Every state and city policy is based, as far as I can tell, on one or two premises: more extortion of citizens for social benefits that never seem to occur, and decisions by people with no skin in the game and lavish PR budgets.

Richard Vidan's avatar

This is a sensible, intelligent, sane suggested course of action.

Talia Giardini's avatar

Thank you for your continued advocacy on this issue that is now primarily a tool of enablement, just like handing out pipes and foil is. We are quite literally paying drug dealers, cartels, and helping keep people sick; all while OBRC blames it on law enforcement and rakes in the dough.

Many people still use the “environment” as an excuse to continue this enablement. They say if we get rid of this bill there will be bottles littered all over the state. I just drove across the country to VA and somehow all of these states were cleaner than Oregon, despite none of them having a bottle bill!
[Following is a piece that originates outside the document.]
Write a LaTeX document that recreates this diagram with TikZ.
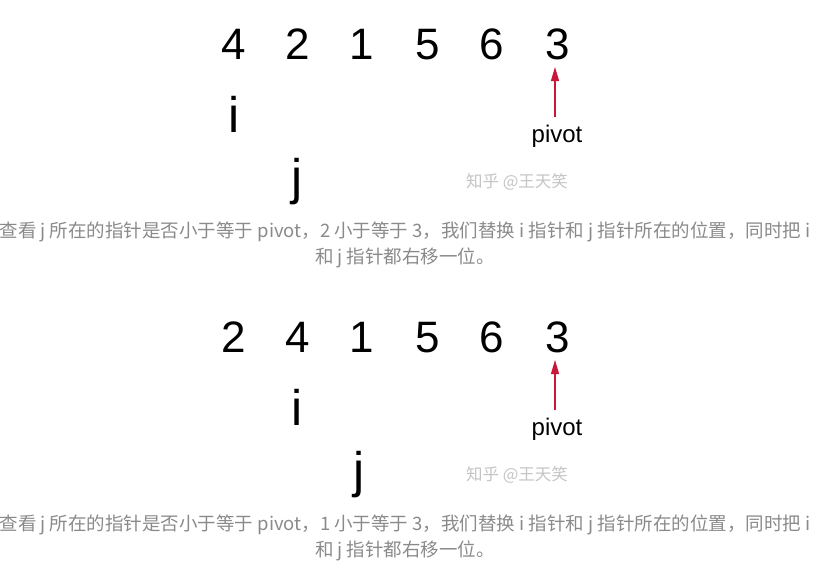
\documentclass[tikz,border=0pt]{standalone}
\usepackage{fontspec}
\setmainfont{Liberation Sans}
\newfontfamily\cjk{Noto Sans CJK SC}
\usetikzlibrary{arrows.meta}
\definecolor{capgray}{HTML}{8A8A8A}
\definecolor{wmgray}{HTML}{C4C4C4}
\definecolor{pivred}{HTML}{C8173A}
\tikzset{
  digit/.style={anchor=base, inner sep=0pt, font=\fontsize{44}{44}\selectfont},
  ptr/.style={anchor=base, inner sep=0pt, font=\fontsize{50}{50}\selectfont},
  pivlabel/.style={anchor=base, inner sep=0pt, font=\fontsize{24}{24}\selectfont},
  caption/.style={anchor=center, inner sep=0pt, text=capgray, font=\cjk\fontsize{18.5}{18.5}\selectfont},
  watermark/.style={anchor=center, inner sep=0pt, text=wmgray, font=\cjk\fontsize{16.5}{16.5}\selectfont},
  pivarrow/.style={draw=pivred, line width=1.3pt, -{Triangle[length=14pt,width=8pt]}}
}
\begin{document}
\begin{tikzpicture}[x=1pt,y=-1pt]
\useasboundingbox (0,0) rectangle (818,576);
% ---------- panel 1 ----------
\node[digit] (a1) at (234,59) {4};
\node[digit] (a2) at (298,59) {2};
\node[digit] (a3) at (362,59) {1};
\node[digit] (a4) at (428,59) {5};
\node[digit] (a5) at (492,59) {6};
\node[digit] (a6) at (558,59) {3};
\node[ptr] (i1) at (234,132) {i};
\node[ptr] (j1) at (297,194) {j};
\node[pivlabel] (p1) at (557,142) {pivot};
\draw[pivarrow] (p1.north -| 555,0) ++(0,-7) coordinate (p1s) -- (555,67) coordinate (p1e);
\node[watermark] (w1) at (517,182) {知乎 @王天笑};
\node[caption] (c1a) at (405,232) {查看 j 所在的指针是否小于等于 pivot，2 小于等于 3，我们替换 i 指针和 j 指针所在的位置，同时把 i};
\node[caption] (c1b) at (405,258) {和 j 指针都右移一位。};
% ---------- panel 2 ----------
\begin{scope}[yshift=-293pt]
\node[digit] (b1) at (234,59) {2};
\node[digit] (b2) at (298,59) {4};
\node[digit] (b3) at (362,59) {1};
\node[digit] (b4) at (428,59) {5};
\node[digit] (b5) at (492,59) {6};
\node[digit] (b6) at (558,59) {3};
\node[ptr] (i2) at (297,132) {i};
\node[ptr] (j2) at (359,194) {j};
\node[pivlabel] (p2) at (557,142) {pivot};
\draw[pivarrow] (p2.north -| 555,0) ++(0,-7) coordinate (p2s) -- (555,67) coordinate (p2e);
\node[watermark] (w2) at (517,182) {知乎 @王天笑};
\node[caption] (c2a) at (405,232) {查看 j 所在的指针是否小于等于 pivot，1 小于等于 3，我们替换 i 指针和 j 指针所在的位置，同时把 i};
\node[caption] (c2b) at (405,258) {和 j 指针都右移一位。};
\end{scope}
\end{tikzpicture}
\end{document}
They also had trash and recycling receptacles everywhere, something we could use more of.

Taking cash out of the equation is the way to go. It’s not perfect, but if our deposits are now a “social service,” as the advocates claim, helping people buy necessities is extremely reasonable. EBT has restrictions on what can be purchased. Why should bottle deposits be any different?

Im happy the Brooklyn & Clinton NAs are pushing back, because frankly, we give enough to the drug addicted and the nonprofits. The NAs are also being much nicer than they should have to be. The only people who like the bottle bill are addicts, their enablers and people making money off of this system.

Jon Gramstad's avatar

Failure is creating a contingency for a policy or procedure that now doesn't work. The "doesn't work" part are the addicts who are using a legitimate and previously successful system to generate quick cash for more drugs. The solution is not to accommodate the addicts (contingency), but to prevent the problem in the first place. An example: if an employee is late for work everyday, you don't change the schedule to accommodate their lateness. You fire them. Failure is discussing the problem, but not addressing the conditions that gave rise to the problem. Our 10 year social experiment to normalize illegal and destructive behavior needs to end. Our Bottle Bill stands with other landmark issues like not privatizing our beaches. These are core progressive values here, and now even those are under attack. As a local business owner, we are exhausted trying to navigate these endless policy drifts designed to empower those who only have immediate self interests and not those of us who spend ungodly amounts of time, money and energy trying to just keep our parking lots clean, entries unblocked, customer's cars not vandalized and on and on. Unless there is a dramatic change in how our local governments address the current crisis (a crisis created by those same local governments) we will be closing.

Time's up Portland. It may already be too late, but the first step is to not only stop coddling and accommodating Illegal behavior, but start using language that is accurate. The people who stole our truck batteries are not my "house-less neighbors". The people who siphon our gas and vandalize our cars are not my "house-less neighbors. The people who leave disgusting fecal presents at our entry (about 100 times) are not my "house-less neighbors". The needles and foil and garbage left for us to clean up are not my "house-less neighbors.".....and on and on. They are thieves and drug addicts. And Multnomah County, sadly, celebrates them. Poor things. They have led a "harmed" life, are no longer "centered" and are legitimized by being "trauma informed". By the way, when did "Canner" become a profession? I don't see that listed on the state, county or city business license forms. Our city / county is reeling from misinformed and misdirected local governments that have sacrificed massive amounts of money.....for what?

We met with every public official we could in 2016 trying to inform and warn them of the coming Fentanyl and P2P crisis. They weren't listening then. They aren't listening now. Portland will soon look like South Central LA, circa 1984 unless there is a dramatic change. That change being: more police and jail beds. Not changing programs and policies that adapt to accommodating more......"house-less" neighbors.